### WHAT THIS TASK INVOLVES
Retype the opening lines of the listing below, ending with the line that contains "import plotly.graph_objects as go", and leave out any pictures.

### DATA
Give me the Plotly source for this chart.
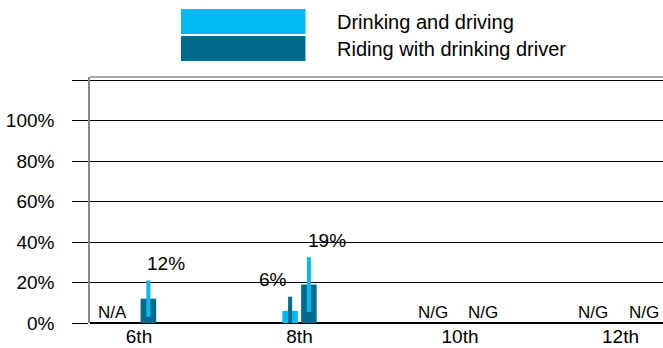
import plotly.graph_objects as go

# Grades and the two survey measures (percent of students)
grades = ["6th", "8th", "10th", "12th"]
drink_drive = [None, 6, None, None]
ride_drinker = [12, 19, None, None]
drink_drive_err = [None, 7, None, None]
ride_drinker_err = [9, 13.5, None, None]
drink_drive_text = ["N/A", "6%", "N/G", "N/G"]
ride_drinker_text = ["12%", "19%", "N/G", "N/G"]
y_ticks = [0, 20, 40, 60, 80, 100, 120]
y_tick_text = ["0%", "20%", "40%", "60%", "80%", "100%", ""]

LIGHT = "#00BAF2"
DARK = "#006A8E"
FONT = "Liberation Sans, Arial, sans-serif"

BAR_W = 0.097
OFF_LIGHT = -0.107
OFF_DARK = 0.010
xs = list(range(len(grades)))

fig = go.Figure()
fig.add_trace(go.Bar(
    x=xs, y=drink_drive, width=BAR_W, offset=OFF_LIGHT,
    marker=dict(color=LIGHT, line=dict(width=0)),
    error_y=dict(type="data", array=drink_drive_err, symmetric=True,
                 color=DARK, thickness=4, width=0),
    name="Drinking and driving", showlegend=False,
))
fig.add_trace(go.Bar(
    x=xs, y=ride_drinker, width=BAR_W, offset=OFF_DARK,
    marker=dict(color=DARK, line=dict(width=0)),
    error_y=dict(type="data", array=ride_drinker_err, symmetric=True,
                 color=LIGHT, thickness=4, width=0),
    name="Riding with drinking driver", showlegend=False,
))


def label_font(has_value):
    # Percent labels are a touch larger than the N/A, N/G placeholders
    return dict(family=FONT, size=19 if has_value else 17, color="black")


# Value labels: light-series labels sit left of the pair, dark-series labels to the right
annotations = []
for i, (v, e, t) in enumerate(zip(drink_drive, drink_drive_err, drink_drive_text)):
    top = (v or 0) + (e or 0)
    annotations.append(dict(
        x=i + OFF_LIGHT + BAR_W / 2, y=top, xref="x", yref="y", text=t,
        showarrow=False, xanchor="right", yanchor="middle",
        xshift=-1, yshift=17 if v is not None else 11,
        font=label_font(v is not None),
    ))
for i, (v, e, t) in enumerate(zip(ride_drinker, ride_drinker_err, ride_drinker_text)):
    top = (v or 0) + (e or 0)
    annotations.append(dict(
        x=i + OFF_DARK + BAR_W / 2, y=top, xref="x", yref="y", text=t,
        showarrow=False, xanchor="left", yanchor="middle",
        xshift=-3, yshift=17 if v is not None else 11,
        font=label_font(v is not None),
    ))

# Legend block above the plot: wide colour swatches with labels
legend_items = [("Drinking and driving", LIGHT, 1.2764, 1.1748),
                ("Riding with drinking driver", DARK, 1.1667, 1.0650)]
shapes = []
for label, color, y1, y0 in legend_items:
    shapes.append(dict(type="rect", xref="paper", yref="paper",
                       x0=0.1588, x1=0.3760, y0=y0, y1=y1,
                       fillcolor=color, line=dict(width=0), layer="above"))
    annotations.append(dict(
        x=0.4270, y=(y0 + y1) / 2 - 0.002, xref="paper", yref="paper", text=label,
        showarrow=False, xanchor="left", yanchor="middle",
        font=dict(family=FONT, size=20, color="black"),
    ))

# Top edge of the plot frame
shapes.append(dict(type="line", xref="paper", yref="paper", x0=0, x1=1, y0=1, y1=1,
                   line=dict(color="#888888", width=1.5)))

fig.update_layout(
    width=663, height=348,
    margin=dict(l=90, r=0, t=77, b=25),
    paper_bgcolor="white", plot_bgcolor="white",
    barmode="overlay",
    showlegend=False,
    shapes=shapes,
    annotations=annotations,
    font=dict(family=FONT, size=19, color="black"),
    xaxis=dict(
        range=[-0.3053, 3.2648], tickvals=xs, ticktext=grades,
        showgrid=False, zeroline=False, showline=False, ticks="",
        tickfont=dict(family=FONT, size=19, color="black"),
        fixedrange=True,
    ),
    yaxis=dict(
        range=[0, 121.5], tickvals=y_ticks, ticktext=y_tick_text,
        showgrid=True, gridcolor="black", gridwidth=1,
        zeroline=True, zerolinecolor="black", zerolinewidth=1.5,
        showline=True, linecolor="#888888", linewidth=1.5,
        ticks="outside", ticklen=16, tickcolor="black", tickwidth=1,
        ticklabelstandoff=14,
        tickfont=dict(family=FONT, size=19, color="black"),
        fixedrange=True,
    ),
)

fig.write_html("out.html")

### RESPONSE BELOW
Give me the Plotly source for this chart.
import plotly.graph_objects as go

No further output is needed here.